Directed by: Seth MacFarlane.
Written by: Seth MacFarlane & Alec Sulkin & Wellesley Wild.
Starring: Seth MacFarlane (Albert), Charlize Theron (Anna), Amanda Seyfried (Louise), Liam Neeson (Clinch), Giovanni Ribisi (Edward), Neil Patrick Harris (Foy), Sarah Silverman (Ruth), Christopher Hagen (George Stark), Wes Studi (Cochise), Matt Clark (Old Prospector).
Seth
MacFarlane can be very funny – but he works best in small doses. Almost every
episode of Family Guy has at least one or two moments that make me laugh out
loud – but they are most often surrounded by so much crap that the show itself
is never more than average. MacFarlane gets laughs simply by telling so many
jokes that some of them are bound to land. When he made he feature directing
debut, the result was the surprisingly funny and consistent Ted – which was a
very well structured comedy that was actually funny from beginning to end. His
follow-up A Million Ways to Die in the West is sadly much more like Family Guy –
a film that piles up one joke after another, with very little thought given to
the structure of the movie as a whole. Yes, there are moments in the film that
made me laugh – but they are all isolated moments. The movie has no real flow –
and is way overlong (I saw the unrated directors cut on DVD – which was 2 hours
and 14 minutes) – and the film simply drags on and on and on.
MacFarlane
stars in the movie as Albert – a sheep farmer in some backwater town in the
West in the 1880s. When the film opens, he backs out of a gunfight with a local
tough guy, because he knows damn well that he will lose, and be killed. This
marks him as a coward – and his girlfriend Louise (Amanda Seyfried) leaves him
on the spot. He goes into a funk – but comes out of it when he meets Anna
(Charlize Theron). He doesn’t know that she is married to Clinch (Liam Neeson) –
an outlaw who has killed many times before – he just thinks that she is a new
farmer in town. Clinch is lying low, waiting for his chance to strike.
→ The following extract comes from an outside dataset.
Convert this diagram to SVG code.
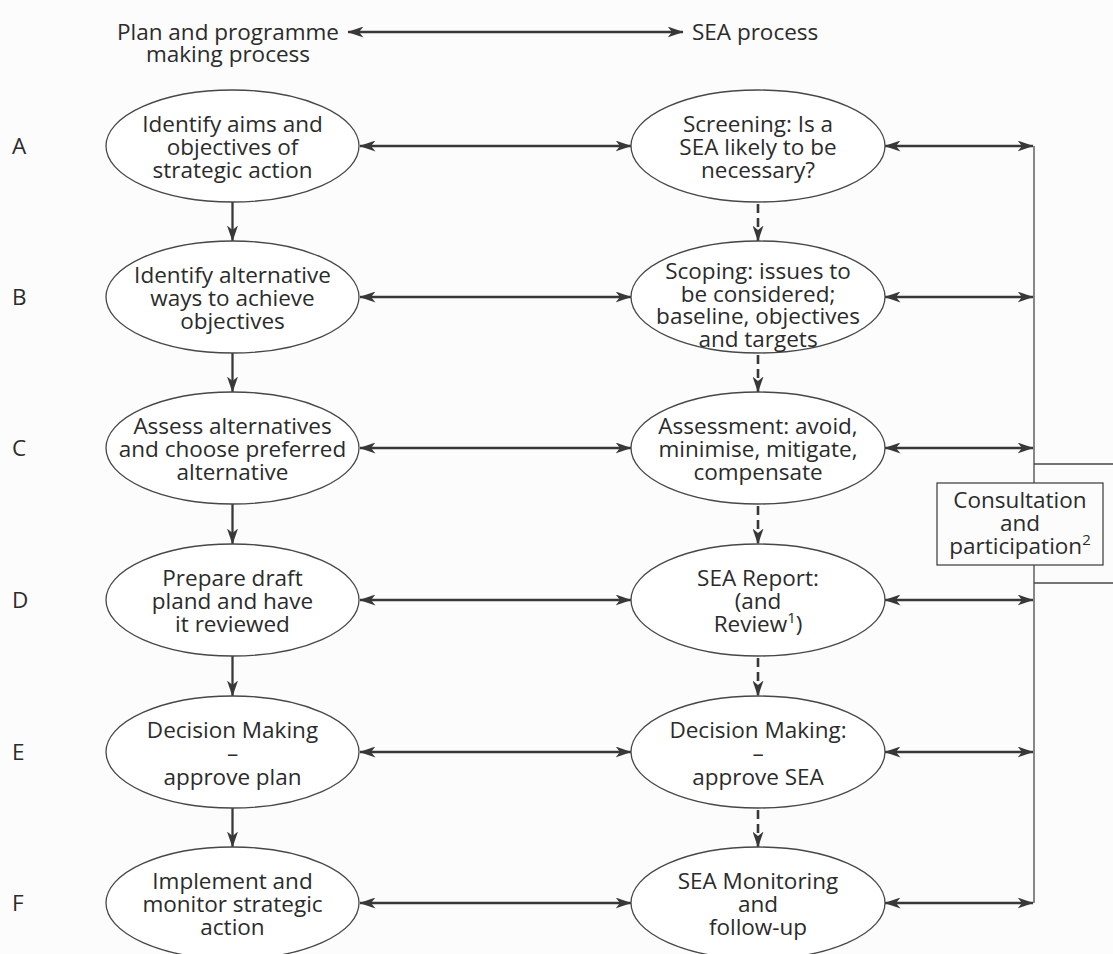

Meanwhile Albert and Anna start to fall in love – even as he still pines for
Louise, who is now dating Foy (Neil Patrick Harris) – who is very proud of his moustache.
The other major characters are Edward (Giovanni Ribisi) and his girlfriend Ruth
(Sarah Silverman) – who works as a prostitute, but won’t have sex with Edward
until they get married – the relationship between these two is actually much
sweeter than that brief description would imply.
MacFarlane
basically spends the entire movie winking at the audience. He makes no real
attempt to make a realistic Western, and his character essentially plays like a
modern character transported back in time to comment on how ridiculous this
time period was. MacFarlane should well have known that making a Western comedy
like this has to be good – after all, you are inevitably going to be compared
to Mel Brooks’ Blazing Saddles (1974) – which is one of the greatest comedies
every made. MacFarlane is no Mel Brooks – which we already knew – but here he’s
even worse than he is normally.
The
main problem with A Million Ways to Die in the West is that is basically just
one joke after another, and very few of them are actually funny. MacFarlane doesn’t
pay attention to things like plot and character – he just basically riffs on
the Western genre, and then calls it day. He does anything for a laugh, even if
it doesn’t fit in with the rest of the movie. Now, had it been funny, I could
have forgiven it – but sadly it isn’t really funny at all.
A Million Ways to Die in the West would have made more sense had it been MacFarlane’s first film, not his second. With Ted, he showed he knows exactly what is needed to make a mainstream comedy in Hollywood – changing his television style to fit a different medium. In A Million Ways to Die in the West, he seems to have forgotten everything that made Ted work so well.